Washington, D.C. – July 17, 2014 – On the 4th anniversary of the passage of the Dodd-Frank law and nearly 6 years since the financial collapse of 2008, American voters still distrust Wall Street and big banks and strongly support tough financial regulation of them, according to a new national survey of likely 2014 voters (attached). The result is a strong majority of voters supporting stricter regulations of the way banks and other financial institutions conduct their business.
The national poll, conducted by Greenberg, Quinlan Rosner Research on behalf of Better Markets, surveyed more than 1,000 likely voters from across the political spectrum. It found majorities of Democrats and Independents and a plurality of Republicans still consider Wall Street and the big banks “bad actors” that don’t care about the interests of American families.
Dennis Kelleher, President and CEO of Better Markets issued the following statement:
“This latest poll of likely 2014 voters is a wakeup call for anyone currently in or running for Congress. They should be required to answer this question: what have you done, or will do, to effectively regulate Wall Street’s too-big-to-fail banks? As this survey confirms, American voters from every part of the political spectrum still correctly see that Wall Street’s too-big-to-fail banks remain a real danger to their jobs, savings, retirements and homes, and they want to be protected. Voters clearly want elected officials, policy makers and regulators to implement strong and effective rules for Wall Street’s too-big-to-fail banks and to remove the threat they pose to the American people.

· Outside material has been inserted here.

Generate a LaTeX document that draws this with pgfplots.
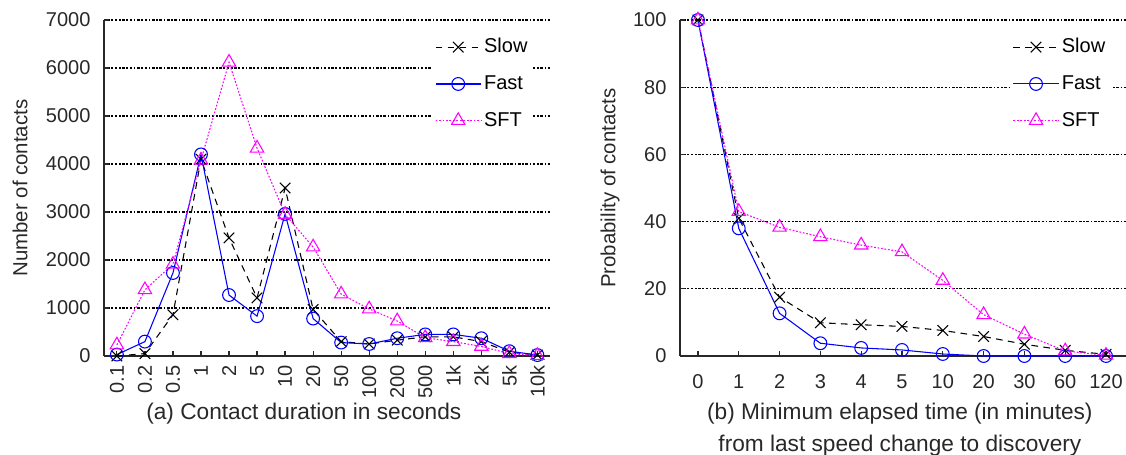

“Even four years since the passage of the historic financial reform law and six since the crash, the public is still reminded virtually every day of the illegal and appalling behavior by Wall Street’s biggest banks that caused the crisis in the first place. Every politician and government official should listen to the voters and fight for tough, comprehensive financial reform. It’s not only good public policy, but good politics, too.”